La clave era menos un torneo medieval —como lo son muchas tertulias televisivas hodiernas— que un reposado y sesudo diálogo sobre temas políticos, sociales y culturales. La cultura, esa apestada en nuestros días y la única, sin embargo, que podrá salvarnos.

Por de pronto, Balbín invitaba a su programa a individuos bien formados y no a perdonavidas. En el plató se respetaba a los oponentes (memorables, Fraga y Carrillo), asombrosamente se les dejaba opinar sin interrumpirlos y todos los participantes sin excepción —y esto era ya el colmo de la rareza— se expresaban en gentil y bien cortado castellano y no en tertulianés, ese dialecto que también se habla en el Congreso.

—¿Y cree que se podría resucitar La clave hoy, que tan faltos estamos de respeto, concordia, sensatez y diálogo?

—Puede, aunque sospecho que no. Más que nada porque las cadenas televisivas buscan beneficios económicos a cualquier precio, como sabe todo el mundo, y la gresca tertuliana se los proporciona con creces y de forma muy fácil y barata. Estos programas actúan como los entrenadores de boxeo, que viven de los guantazos que dan y reciben sus pupilos. O, si lo prefiere, son una especie de pressing catch verbal donde impera lo emocional sobre lo racional. Se trata de entretener a la audiencia despertando sus bajas pasiones y de confirmarla —y confinarla— en sus prejuicios. Todo lo contrario de lo que buscaba Balbín, que aún creía, como Sócrates, que a la verdad solo se llega a través del diálogo y no del grito. Estas tertulias, por lo demás, son un reflejo de los valores del neocapitalismo: agresividad, individualismo, competencia, narcisismo, vulgaridad, indiferencia por los sentimientos de los demás, falta de escrúpulos. Ya decía Walter Benjamin que capitalismo y democracia son incompatibles.

—Lo veo a usted muy pesimista.

—Lo soy, a mi pesar. Le confesaré algo. Alguna vez he puesto en clase fragmentos de La clave y los alumnos reaccionan bostezando o dibujando monigotes en el folio. “Y el zasca, ¿cuándo llega el zasca?”, preguntan inquietos los que aún no se han dormido. Y es algo digno de ver la cara de estupefacción o contrariedad cuando se les explica que ni en aquel programa, ni en ningún otro de la televisión de entonces, había insultos, bravatas, ataques personales, ni muecas de chimpancé.

—Bueno, venga, no se nos ponga nostálgico y, rapidísimamente, un titular.
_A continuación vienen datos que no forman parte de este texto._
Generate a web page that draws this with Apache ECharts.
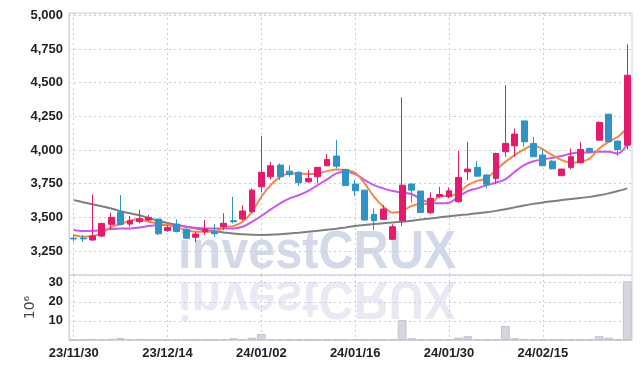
<!DOCTYPE html>
<html>
<head>
<meta charset="utf-8">
<script src="https://cdn.jsdelivr.net/npm/echarts@6/dist/echarts.min.js"></script>
<style>
  html, body { margin: 0; padding: 0; background: #fff; }
  #chart { width: 642px; height: 369px; }
</style>
</head>
<body>
<div id="chart"></div>
<script>
// 거래일 (23/11/30 ~ 24/02/28)
const dates = [
  '23/11/30', '23/12/01', '23/12/04', '23/12/05', '23/12/06', '23/12/07', '23/12/08', '23/12/11', '23/12/12', '23/12/13',
  '23/12/14', '23/12/15', '23/12/18', '23/12/19', '23/12/20', '23/12/21', '23/12/22', '23/12/26', '23/12/27', '23/12/28',
  '24/01/02', '24/01/03', '24/01/04', '24/01/05', '24/01/08', '24/01/09', '24/01/10', '24/01/11', '24/01/12', '24/01/15',
  '24/01/16', '24/01/17', '24/01/18', '24/01/19', '24/01/22', '24/01/23', '24/01/24', '24/01/25', '24/01/26', '24/01/29',
  '24/01/30', '24/01/31', '24/02/01', '24/02/02', '24/02/05', '24/02/06', '24/02/07', '24/02/08', '24/02/13', '24/02/14',
  '24/02/15', '24/02/16', '24/02/19', '24/02/20', '24/02/21', '24/02/22', '24/02/23', '24/02/26', '24/02/27', '24/02/28'
]

// 시가, 종가, 저가, 고가
const openPrices = [
  3345, 3345, 3332, 3361, 3448, 3537, 3450, 3468, 3480, 3487,
  3402, 3450, 3411, 3352, 3393, 3393, 3431, 3475, 3487, 3541,
  3727, 3801, 3888, 3843, 3834, 3764, 3801, 3883, 3955, 3856,
  3747, 3702, 3522, 3485, 3337, 3475, 3747, 3695, 3534, 3653,
  3653, 3616, 3838, 3871, 3814, 3789, 3987, 4031, 4216, 4049,
  3962, 3917, 3809, 3871, 3905, 4011, 4073, 4266, 4066, 4036
]
const closePrices = [
  3340, 3340, 3362, 3455, 3500, 3448, 3475, 3490, 3500, 3378,
  3425, 3395, 3345, 3376, 3413, 3378, 3456, 3468, 3547, 3702,
  3834, 3883, 3801, 3819, 3757, 3789, 3871, 3930, 3880, 3736,
  3697, 3480, 3475, 3562, 3430, 3739, 3702, 3536, 3641, 3670,
  3697, 3796, 3858, 3806, 3745, 3974, 4049, 4118, 4061, 3950,
  3883, 3860, 3858, 3950, 4004, 3987, 4204, 4061, 4004, 4555
]
const lowPrices = [
  3320, 3319, 3325, 3352, 3410, 3440, 3430, 3455, 3472, 3368,
  3393, 3388, 3340, 3316, 3370, 3356, 3405, 3455, 3475, 3533,
  3685, 3782, 3777, 3801, 3735, 3757, 3752, 3880, 3863, 3732,
  3658, 3478, 3406, 3480, 3332, 3435, 3608, 3534, 3524, 3641,
  3641, 3608, 3777, 3804, 3715, 3752, 3950, 3950, 4024, 3948,
  3880, 3855, 3806, 3858, 3900, 3980, 4070, 4058, 3955, 4004
]
const highPrices = [
  3370, 3369, 3670, 3460, 3535, 3665, 3510, 3558, 3518, 3490,
  3443, 3485, 3425, 3393, 3480, 3448, 3530, 3652, 3590, 3715,
  4103, 3912, 3900, 3888, 3843, 3851, 3873, 3969, 4073, 3860,
  3777, 3706, 3567, 3591, 3448, 4390, 3752, 3697, 3685, 3727,
  3722, 3994, 4061, 3920, 3822, 3980, 4481, 4160, 4218, 4098,
  4004, 3925, 3862, 4011, 4061, 4020, 4214, 4268, 4070, 4785
]

// 이동평균선
const ma5 = [
  3369, 3356, 3361, 3381, 3430, 3450, 3475, 3485, 3467, 3455,
  3443, 3425, 3406, 3393, 3393, 3393, 3425, 3435, 3467, 3541,
  3653, 3739, 3801, 3826, 3826, 3821, 3826, 3843, 3856, 3851,
  3831, 3752, 3653, 3579, 3534, 3547, 3584, 3599, 3599, 3658,
  3658, 3683, 3739, 3771, 3789, 3851, 3912, 3962, 4004, 4036,
  4004, 3962, 3925, 3905, 3912, 3937, 4011, 4061, 4098, 4165
]
const ma20 = [
  3406, 3398, 3400, 3406, 3413, 3418, 3418, 3425, 3435, 3443,
  3443, 3443, 3430, 3423, 3418, 3418, 3418, 3418, 3430, 3467,
  3510, 3559, 3604, 3641, 3665, 3697, 3739, 3782, 3826, 3838,
  3821, 3777, 3739, 3715, 3695, 3683, 3673, 3635, 3608, 3604,
  3608, 3653, 3695, 3715, 3739, 3757, 3782, 3838, 3888, 3917,
  3930, 3942, 3955, 3974, 3982, 3982, 3987, 3987, 3974, 4043
]
const ma60 = [
  3628, 3612, 3597, 3582, 3566, 3545, 3530, 3515, 3495, 3475,
  3458, 3443, 3430, 3418, 3406, 3396, 3388, 3380, 3374, 3370,
  3369, 3370, 3374, 3380, 3386, 3393, 3400, 3408, 3416, 3425,
  3435, 3443, 3450, 3456, 3462, 3468, 3475, 3484, 3492, 3500,
  3508, 3515, 3522, 3530, 3538, 3548, 3560, 3574, 3588, 3600,
  3610, 3620, 3628, 3636, 3644, 3652, 3664, 3678, 3695, 3715
]

// 거래량 (백만)
const volumes = [
  0.1, 0.1, 0.5, 0.5, 0.6, 1.0, 0.5, 0.5, 0.1, 0.1,
  0.1, 0.5, 0.1, 0.1, 0.1, 0.1, 0.5, 0.9, 0.5, 1.2,
  3.1, 0.5, 0.5, 0.4, 0.4, 0.1, 0.1, 0.4, 0.4, 0.3,
  0.3, 0.3, 0.1, 0.4, 0.5, 10.4, 0.9, 0.4, 0.1, 0.4,
  0.5, 1.2, 2.0, 0.5, 0.1, 0.5, 7.3, 0.9, 0.5, 0.3,
  0.3, 0.1, 0.3, 0.3, 0.3, 0.4, 2.0, 1.2, 0.3, 30.7
]

const priceTicks = { min: 3072, max: 5017, step: 250 }
const volumeTicks = { min: 0, max: 34, step: 10 }

const LABEL_FONT = "'Liberation Sans', Arial, sans-serif"
const UP_COLOR = '#e31b6d'
const DOWN_COLOR = '#2f93c6'
const GRID_LINE = '#c9ccdc'

const candles = dates.map((d, i) => [openPrices[i], closePrices[i], lowPrices[i], highPrices[i]])

const chart = echarts.init(document.getElementById('chart'), null, { renderer: 'canvas' })

const dottedSplit = {
  show: true,
  lineStyle: { color: GRID_LINE, type: [2, 3], width: 1 }
}

const tickLabel = {
  color: '#222',
  fontFamily: LABEL_FONT,
  fontWeight: 'bold',
  fontSize: 13
}

const option = {
  animation: false,
  grid: [
    { left: 69, right: 10, top: 13, height: 262, show: true, borderColor: '#d4d5df', borderWidth: 1, backgroundColor: 'transparent' },
    { left: 69, right: 10, top: 275, height: 65, show: true, borderColor: '#d4d5df', borderWidth: 1, backgroundColor: 'transparent' }
  ],
  xAxis: [
    {
      type: 'category',
      gridIndex: 0,
      data: dates,
      boundaryGap: true,
      axisLine: { show: false },
      axisTick: { show: false },
      axisLabel: { show: false },
      splitLine: { ...dottedSplit, interval: 9, alignWithLabel: true }
    },
    {
      type: 'category',
      gridIndex: 1,
      data: dates,
      boundaryGap: true,
      axisLine: { show: true, lineStyle: { color: '#cfd0da' } },
      axisTick: { show: false, interval: 9, alignWithLabel: true },
      axisLabel: { ...tickLabel, interval: 9, margin: 7 },
      splitLine: { ...dottedSplit, interval: 9, alignWithLabel: true }
    }
  ],
  yAxis: [
    {
      type: 'value',
      gridIndex: 0,
      min: priceTicks.min,
      max: priceTicks.max,
      minInterval: priceTicks.step,
      maxInterval: priceTicks.step,
      splitNumber: 8,
      axisLine: { show: true, lineStyle: { color: '#cfd0da' } },
      axisTick: { show: false },
      axisLabel: {
        ...tickLabel,
        showMinLabel: false,
        showMaxLabel: false,
        margin: 6,
        formatter: v => v.toLocaleString('en-US')
      },
      splitLine: dottedSplit
    },
    {
      type: 'value',
      gridIndex: 1,
      min: volumeTicks.min,
      max: volumeTicks.max,
      interval: volumeTicks.step,
      name: '10⁶',
      nameLocation: 'middle',
      nameRotate: 90,
      nameGap: 21,
      nameTextStyle: { color: '#444', fontFamily: 'DejaVu Sans', fontSize: 14 },
      axisLine: { show: true, lineStyle: { color: '#cfd0da' } },
      axisTick: { show: false },
      axisLabel: {
        ...tickLabel,
        showMinLabel: false,
        showMaxLabel: false,
        margin: 6
      },
      splitLine: dottedSplit
    }
  ],
  graphic: [
    {
      type: 'text',
      z: -10,
      x: 178,
      y: 253,
      scaleX: 0.9,
      style: {
        text: 'investCRUX',
        font: 'bold 54px "Liberation Sans", Arial, sans-serif',
        fill: '#d3d9e9',
        align: 'left',
        verticalAlign: 'middle'
      }
    },
    {
      type: 'text',
      z: -10,
      x: 178,
      y: 297,
      scaleX: 0.9,
      scaleY: -1,
      style: {
        text: 'investCRUX',
        font: 'bold 54px "Liberation Sans", Arial, sans-serif',
        fill: '#e8e9f3',
        align: 'left',
        verticalAlign: 'middle'
      }
    }
  ],
  series: [
    {
      name: 'price',
      type: 'candlestick',
      xAxisIndex: 0,
      yAxisIndex: 0,
      data: candles,
      barWidth: '68%',
      itemStyle: {
        color: UP_COLOR,
        color0: DOWN_COLOR,
        borderColor: UP_COLOR,
        borderColor0: DOWN_COLOR,
        borderWidth: 1
      },
      z: 3
    },
    {
      name: 'MA60',
      type: 'line',
      xAxisIndex: 0,
      yAxisIndex: 0,
      data: ma60,
      symbol: 'none',
      smooth: 0.3,
      lineStyle: { color: '#7f7f7f', width: 2 },
      z: 2
    },
    {
      name: 'MA20',
      type: 'line',
      xAxisIndex: 0,
      yAxisIndex: 0,
      data: ma20,
      symbol: 'none',
      smooth: 0.3,
      lineStyle: { color: '#cc55ea', width: 2 },
      z: 2
    },
    {
      name: 'MA5',
      type: 'line',
      xAxisIndex: 0,
      yAxisIndex: 0,
      data: ma5,
      symbol: 'none',
      smooth: 0.3,
      lineStyle: { color: '#f2874a', width: 2 },
      z: 2
    },
    {
      name: 'volume',
      type: 'bar',
      xAxisIndex: 1,
      yAxisIndex: 1,
      data: volumes,
      barCategoryGap: '6%',
      itemStyle: { color: '#d6d6dd', borderColor: '#c2c2cb', borderWidth: 1 }
    }
  ]
}

chart.setOption(option)
</script>
</body>
</html>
—La democracia, de seguir el imparable declive político, cultural y social, no sobrevivirá. Se avecinan tiempos de barbarie.

—Usted y sus augurios. Curiosa manera de desearles a los lectores felices vacaciones.

—No sea tan paternalista. Ya sabrán ellos defenderse no creyéndome, si fuera el caso.

—¿Algo más?

—Pues sí, ya que insiste. Un deseo, que disfruten del descanso. Una recomendación, que abran Viene la noche (Ediciones del Viento), de Óscar Esquivias, una novela que se lee de un trago, perdura en la memoria y no está escrita en tertulianés.